All the complexities of English Insurance were matched by the problems on the US side but there there are so many options it becomes difficult to grasp what you need. I'm convinced we are doubly covered in some areas and not at all in others. I can understand why folk end up without insurance, it is just too complicated to comprehend.

Travel insurance we knew would be a problem from our initial trip. Many companies now sell an annual policy but restrict the length of an individual trip. In our case our normal policy limits us to 65 days. I now understand this is generous and it is 31 days with most. I had naively thought that increasing the length of the trip would just be an increase in premium but no. This took some time to solve but eventually we found a single trip policy to cover a whole year with an endorsement which allowed us to return home four times in the year.

Medical insurance was normally covered by a private policy we had. On advising them I was going abroad for a year they increased the premium to over 4000 a year EACH. Given that our travel policy also covered medical care at 250 we figured they weren't covering the same thing. Further investigation revealed our existing policy would still provide some cover and that lapsing it would cause problems with future care for existing ailments so we chose to retain it and take the travel insurance. Thus we are doubly covered (or probably not covered at all).

Whilst it may seem attractive to talk to a broker for all this I suspect that they are like all professionals we have encountered. What we are doing is too far out of the box for them and they end up guessing. Good advice has proved very hard to find. If you find someone (or several someones) who seem to grasp the problem then get their names and hang on to them.

The Garden

Finding a gardener is another of those tasks which is very difficult to do. This is particularly true if you have a nice garden with good plants as we have. We eventually found a lady who was happy to provide the gardening skill but was worried about our long high beech hedge and mature trees. However our neighbour agreed to trim our hedge (a copper beech) and the tenant was happy to mow the lawn so we feel we have it covered.
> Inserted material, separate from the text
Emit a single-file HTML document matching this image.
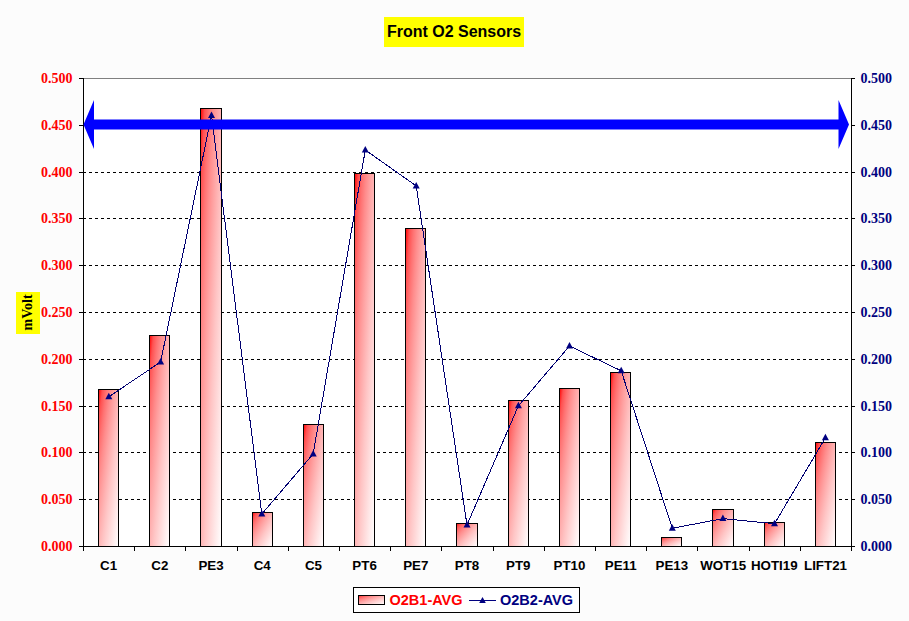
<!DOCTYPE html>
<html><head><meta charset="utf-8"><style>
html,body{margin:0;padding:0;background:#fcfcfc;width:909px;height:621px;overflow:hidden}
svg{display:block}
.s{font-family:"Liberation Sans",sans-serif;font-weight:bold}
.f{font-family:"Liberation Serif",serif;font-weight:bold}
</style></head><body>
<svg width="909" height="621" viewBox="0 0 909 621">
<defs>
<linearGradient id="g" x1="0" y1="0" x2="1" y2="1">
<stop offset="0.0" stop-color="rgb(255,0,0)"/><stop offset="0.1" stop-color="rgb(255,81,81)"/><stop offset="0.2" stop-color="rgb(255,114,114)"/><stop offset="0.3" stop-color="rgb(255,140,140)"/><stop offset="0.4" stop-color="rgb(255,161,161)"/><stop offset="0.5" stop-color="rgb(255,180,180)"/><stop offset="0.6" stop-color="rgb(255,198,198)"/><stop offset="0.7" stop-color="rgb(255,213,213)"/><stop offset="0.8" stop-color="rgb(255,228,228)"/><stop offset="0.9" stop-color="rgb(255,242,242)"/><stop offset="1.0" stop-color="rgb(255,255,255)"/>
</linearGradient>
</defs>
<rect x="0" y="0" width="909" height="621" fill="#fcfcfc"/>
<rect x="83" y="78" width="769" height="469" fill="#fff"/>

<line x1="83" y1="499.5" x2="851" y2="499.5" stroke="#000" stroke-width="1" stroke-dasharray="3 3"/>
<line x1="83" y1="452.5" x2="851" y2="452.5" stroke="#000" stroke-width="1" stroke-dasharray="3 3"/>
<line x1="83" y1="406.5" x2="851" y2="406.5" stroke="#000" stroke-width="1" stroke-dasharray="3 3"/>
<line x1="83" y1="359.5" x2="851" y2="359.5" stroke="#000" stroke-width="1" stroke-dasharray="3 3"/>
<line x1="83" y1="312.5" x2="851" y2="312.5" stroke="#000" stroke-width="1" stroke-dasharray="3 3"/>
<line x1="83" y1="265.5" x2="851" y2="265.5" stroke="#000" stroke-width="1" stroke-dasharray="3 3"/>
<line x1="83" y1="218.5" x2="851" y2="218.5" stroke="#000" stroke-width="1" stroke-dasharray="3 3"/>
<line x1="83" y1="172.5" x2="851" y2="172.5" stroke="#000" stroke-width="1" stroke-dasharray="3 3"/>
<line x1="83" y1="125.5" x2="851" y2="125.5" stroke="#000" stroke-width="1" stroke-dasharray="3 3"/>
<line x1="83" y1="78.5" x2="851" y2="78.5" stroke="#808080" stroke-width="1"/>
<rect x="98.5" y="389.5" width="20" height="157" fill="url(#g)" stroke="#000" stroke-width="1"/>
<rect x="149.5" y="335.5" width="20" height="211" fill="url(#g)" stroke="#000" stroke-width="1"/>
<rect x="200.5" y="108.5" width="21" height="438" fill="url(#g)" stroke="#000" stroke-width="1"/>
<rect x="252.5" y="512.5" width="20" height="34" fill="url(#g)" stroke="#000" stroke-width="1"/>
<rect x="303.5" y="424.5" width="20" height="122" fill="url(#g)" stroke="#000" stroke-width="1"/>
<rect x="354.5" y="173.5" width="20" height="373" fill="url(#g)" stroke="#000" stroke-width="1"/>
<rect x="405.5" y="228.5" width="20" height="318" fill="url(#g)" stroke="#000" stroke-width="1"/>
<rect x="456.5" y="523.5" width="21" height="23" fill="url(#g)" stroke="#000" stroke-width="1"/>
<rect x="508.5" y="400.5" width="20" height="146" fill="url(#g)" stroke="#000" stroke-width="1"/>
<rect x="559.5" y="388.5" width="20" height="158" fill="url(#g)" stroke="#000" stroke-width="1"/>
<rect x="610.5" y="372.5" width="20" height="174" fill="url(#g)" stroke="#000" stroke-width="1"/>
<rect x="661.5" y="537.5" width="20" height="9" fill="url(#g)" stroke="#000" stroke-width="1"/>
<rect x="712.5" y="509.5" width="21" height="37" fill="url(#g)" stroke="#000" stroke-width="1"/>
<rect x="764.5" y="522.5" width="20" height="24" fill="url(#g)" stroke="#000" stroke-width="1"/>
<rect x="815.5" y="442.5" width="20" height="104" fill="url(#g)" stroke="#000" stroke-width="1"/>
<line x1="83.5" y1="78" x2="83.5" y2="547" stroke="#000" stroke-width="1"/>
<line x1="851.5" y1="78" x2="851.5" y2="547" stroke="#000" stroke-width="1"/>
<line x1="83" y1="546.5" x2="852" y2="546.5" stroke="#000" stroke-width="1"/>
<line x1="79" y1="546.5" x2="83" y2="546.5" stroke="#000" stroke-width="1"/>
<line x1="852" y1="546.5" x2="855" y2="546.5" stroke="#000" stroke-width="1"/>
<line x1="79" y1="499.5" x2="83" y2="499.5" stroke="#000" stroke-width="1"/>
<line x1="852" y1="499.5" x2="855" y2="499.5" stroke="#000" stroke-width="1"/>
<line x1="79" y1="452.5" x2="83" y2="452.5" stroke="#000" stroke-width="1"/>
<line x1="852" y1="452.5" x2="855" y2="452.5" stroke="#000" stroke-width="1"/>
<line x1="79" y1="406.5" x2="83" y2="406.5" stroke="#000" stroke-width="1"/>
<line x1="852" y1="406.5" x2="855" y2="406.5" stroke="#000" stroke-width="1"/>
<line x1="79" y1="359.5" x2="83" y2="359.5" stroke="#000" stroke-width="1"/>
<line x1="852" y1="359.5" x2="855" y2="359.5" stroke="#000" stroke-width="1"/>
<line x1="79" y1="312.5" x2="83" y2="312.5" stroke="#000" stroke-width="1"/>
<line x1="852" y1="312.5" x2="855" y2="312.5" stroke="#000" stroke-width="1"/>
<line x1="79" y1="265.5" x2="83" y2="265.5" stroke="#000" stroke-width="1"/>
<line x1="852" y1="265.5" x2="855" y2="265.5" stroke="#000" stroke-width="1"/>
<line x1="79" y1="218.5" x2="83" y2="218.5" stroke="#000" stroke-width="1"/>
<line x1="852" y1="218.5" x2="855" y2="218.5" stroke="#000" stroke-width="1"/>
<line x1="79" y1="172.5" x2="83" y2="172.5" stroke="#000" stroke-width="1"/>
<line x1="852" y1="172.5" x2="855" y2="172.5" stroke="#000" stroke-width="1"/>
<line x1="79" y1="125.5" x2="83" y2="125.5" stroke="#000" stroke-width="1"/>
<line x1="852" y1="125.5" x2="855" y2="125.5" stroke="#000" stroke-width="1"/>
<line x1="79" y1="78.5" x2="83" y2="78.5" stroke="#000" stroke-width="1"/>
<line x1="852" y1="78.5" x2="855" y2="78.5" stroke="#000" stroke-width="1"/>
<line x1="83.5" y1="546" x2="83.5" y2="551" stroke="#000" stroke-width="1"/>
<line x1="134.5" y1="546" x2="134.5" y2="551" stroke="#000" stroke-width="1"/>
<line x1="185.5" y1="546" x2="185.5" y2="551" stroke="#000" stroke-width="1"/>
<line x1="237.5" y1="546" x2="237.5" y2="551" stroke="#000" stroke-width="1"/>
<line x1="288.5" y1="546" x2="288.5" y2="551" stroke="#000" stroke-width="1"/>
<line x1="339.5" y1="546" x2="339.5" y2="551" stroke="#000" stroke-width="1"/>
<line x1="390.5" y1="546" x2="390.5" y2="551" stroke="#000" stroke-width="1"/>
<line x1="441.5" y1="546" x2="441.5" y2="551" stroke="#000" stroke-width="1"/>
<line x1="493.5" y1="546" x2="493.5" y2="551" stroke="#000" stroke-width="1"/>
<line x1="544.5" y1="546" x2="544.5" y2="551" stroke="#000" stroke-width="1"/>
<line x1="595.5" y1="546" x2="595.5" y2="551" stroke="#000" stroke-width="1"/>
<line x1="646.5" y1="546" x2="646.5" y2="551" stroke="#000" stroke-width="1"/>
<line x1="697.5" y1="546" x2="697.5" y2="551" stroke="#000" stroke-width="1"/>
<line x1="749.5" y1="546" x2="749.5" y2="551" stroke="#000" stroke-width="1"/>
<line x1="800.5" y1="546" x2="800.5" y2="551" stroke="#000" stroke-width="1"/>
<line x1="851.5" y1="546" x2="851.5" y2="551" stroke="#000" stroke-width="1"/>
<polyline points="108.8,396.8 160.6,362 211.5,115.4 261.8,514 313.2,453.9 365.3,150 416.2,185.9 467,525 518.4,405.8 569.5,346 621.2,370.8 672.3,528.3 722.9,518.6 774.5,523.7 825.4,437.8" fill="none" stroke="#000070" stroke-width="1" shape-rendering="crispEdges"/>
<path d="M108.8 392.8 L112.3 399.3 L105.3 399.3 Z" fill="#000080"/>
<path d="M160.6 358 L164.1 364.5 L157.1 364.5 Z" fill="#000080"/>
<path d="M211.5 111.4 L215.0 117.9 L208.0 117.9 Z" fill="#000080"/>
<path d="M261.8 510 L265.3 516.5 L258.3 516.5 Z" fill="#000080"/>
<path d="M313.2 449.9 L316.7 456.4 L309.7 456.4 Z" fill="#000080"/>
<path d="M365.3 146 L368.8 152.5 L361.8 152.5 Z" fill="#000080"/>
<path d="M416.2 181.9 L419.7 188.4 L412.7 188.4 Z" fill="#000080"/>
<path d="M467 521 L470.5 527.5 L463.5 527.5 Z" fill="#000080"/>
<path d="M518.4 401.8 L521.9 408.3 L514.9 408.3 Z" fill="#000080"/>
<path d="M569.5 342 L573.0 348.5 L566.0 348.5 Z" fill="#000080"/>
<path d="M621.2 366.8 L624.7 373.3 L617.7 373.3 Z" fill="#000080"/>
<path d="M672.3 524.3 L675.8 530.8 L668.8 530.8 Z" fill="#000080"/>
<path d="M722.9 514.6 L726.4 521.1 L719.4 521.1 Z" fill="#000080"/>
<path d="M774.5 519.7 L778.0 526.2 L771.0 526.2 Z" fill="#000080"/>
<path d="M825.4 433.8 L828.9 440.3 L821.9 440.3 Z" fill="#000080"/>
<path d="M83.5 124.5 L94 100 L94 119.5 L838.5 119.5 L838.5 100 L849 124.5 L838.5 149 L838.5 129.5 L94 129.5 L94 149 Z" fill="#0000ff"/>
<text class="f" x="72.5" y="551" font-size="14" fill="#ff0000" text-anchor="end">0.000</text>
<text class="f" x="860.5" y="551" font-size="14" fill="#000080">0.000</text>
<text class="f" x="72.5" y="504" font-size="14" fill="#ff0000" text-anchor="end">0.050</text>
<text class="f" x="860.5" y="504" font-size="14" fill="#000080">0.050</text>
<text class="f" x="72.5" y="457" font-size="14" fill="#ff0000" text-anchor="end">0.100</text>
<text class="f" x="860.5" y="457" font-size="14" fill="#000080">0.100</text>
<text class="f" x="72.5" y="411" font-size="14" fill="#ff0000" text-anchor="end">0.150</text>
<text class="f" x="860.5" y="411" font-size="14" fill="#000080">0.150</text>
<text class="f" x="72.5" y="364" font-size="14" fill="#ff0000" text-anchor="end">0.200</text>
<text class="f" x="860.5" y="364" font-size="14" fill="#000080">0.200</text>
<text class="f" x="72.5" y="317" font-size="14" fill="#ff0000" text-anchor="end">0.250</text>
<text class="f" x="860.5" y="317" font-size="14" fill="#000080">0.250</text>
<text class="f" x="72.5" y="270" font-size="14" fill="#ff0000" text-anchor="end">0.300</text>
<text class="f" x="860.5" y="270" font-size="14" fill="#000080">0.300</text>
<text class="f" x="72.5" y="223" font-size="14" fill="#ff0000" text-anchor="end">0.350</text>
<text class="f" x="860.5" y="223" font-size="14" fill="#000080">0.350</text>
<text class="f" x="72.5" y="177" font-size="14" fill="#ff0000" text-anchor="end">0.400</text>
<text class="f" x="860.5" y="177" font-size="14" fill="#000080">0.400</text>
<text class="f" x="72.5" y="130" font-size="14" fill="#ff0000" text-anchor="end">0.450</text>
<text class="f" x="860.5" y="130" font-size="14" fill="#000080">0.450</text>
<text class="f" x="72.5" y="83" font-size="14" fill="#ff0000" text-anchor="end">0.500</text>
<text class="f" x="860.5" y="83" font-size="14" fill="#000080">0.500</text>
<text class="s" x="108.6" y="569.5" font-size="13.33" fill="#000" text-anchor="middle">C1</text>
<text class="s" x="159.8" y="569.5" font-size="13.33" fill="#000" text-anchor="middle">C2</text>
<text class="s" x="211.0" y="569.5" font-size="13.33" fill="#000" text-anchor="middle">PE3</text>
<text class="s" x="262.2" y="569.5" font-size="13.33" fill="#000" text-anchor="middle">C4</text>
<text class="s" x="313.4" y="569.5" font-size="13.33" fill="#000" text-anchor="middle">C5</text>
<text class="s" x="364.6" y="569.5" font-size="13.33" fill="#000" text-anchor="middle">PT6</text>
<text class="s" x="415.8" y="569.5" font-size="13.33" fill="#000" text-anchor="middle">PE7</text>
<text class="s" x="467.0" y="569.5" font-size="13.33" fill="#000" text-anchor="middle">PT8</text>
<text class="s" x="518.3" y="569.5" font-size="13.33" fill="#000" text-anchor="middle">PT9</text>
<text class="s" x="569.5" y="569.5" font-size="13.33" fill="#000" text-anchor="middle">PT10</text>
<text class="s" x="620.7" y="569.5" font-size="13.33" fill="#000" text-anchor="middle">PE11</text>
<text class="s" x="671.9" y="569.5" font-size="13.33" fill="#000" text-anchor="middle">PE13</text>
<text class="s" x="723.1" y="569.5" font-size="13.33" fill="#000" text-anchor="middle">WOT15</text>
<text class="s" x="774.3" y="569.5" font-size="13.33" fill="#000" text-anchor="middle">HOTI19</text>
<text class="s" x="825.5" y="569.5" font-size="13.33" fill="#000" text-anchor="middle">LIFT21</text>
<rect x="384" y="17" width="140" height="30" fill="#ffff00"/>
<text class="s" x="454" y="37" font-size="16" fill="#000" text-anchor="middle">Front O2 Sensors</text>
<rect x="16" y="292" width="24" height="42" fill="#ffff00"/>
<text class="f" transform="translate(31.5 330.5) rotate(-90)" x="0" y="0" font-size="14" fill="#000">mVolt</text>
<rect x="353.5" y="587.5" width="226" height="25" fill="#fff" stroke="#000" stroke-width="1"/>
<rect x="358.5" y="595.5" width="26" height="9" fill="url(#g)" stroke="#000" stroke-width="1"/>
<text class="s" x="389.5" y="605" font-size="14.5" fill="#ff0000">O2B1-AVG</text>
<line x1="469" y1="600.5" x2="496" y2="600.5" stroke="#000080" stroke-width="1"/>
<path d="M482.5 597 L485.8 603 L479.2 603 Z" fill="#000080"/>
<text class="s" x="500" y="605" font-size="14.5" fill="#000080">O2B2-AVG</text>
</svg></body></html>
Rather more difficult were our two fishponds (both of a significant size) One had about 10 large Koi carp, pretty and quite old but not particularly valuable. We had bought them as 3-4" fish for a few pounds and over the years they had grown. The second pond had a couple of dozen baby koi, goldfish, rudd and orfe. But it was primarily used for growing lilies and marginals. Because of their young family the tenants had asked if we would empty the ponds and mindful of how we would feel in their shoes we had agreed.

Disposing of the small fish was no problem but the larger ones were more difficult. We had a couple of offers from our local herons which we declined. Eventually they went to a retired landscape gardener who had got tired of losing small fish to the herons and wanted something which would fight back. March is the wrong time of year to move fish but we had no choice. All the plants went to our agent who has put them in a paddling pool pending the gardener lady splitting, repotting and finding homes for them. One of my friends had the pumps and filter so that his ponds could cope with the increased quantity of fish.

We then emptied the ponds which involved the construction of a drainage system and took almost a day just to empty the water (and two more for the sludge and catching the tench). Finally we took out the liners and stored them in the dark to reduce the deterioration. The tenants were happy with that and we did not fill them in (they are over four feet deep in places). I'm sure the kids will have fun, I just hope the sides don't collapse on them. I suppose they are safer without the water but I'm not 100% convinced. The tenants' youngest daughter was quite disappointed that we had taken her fish away.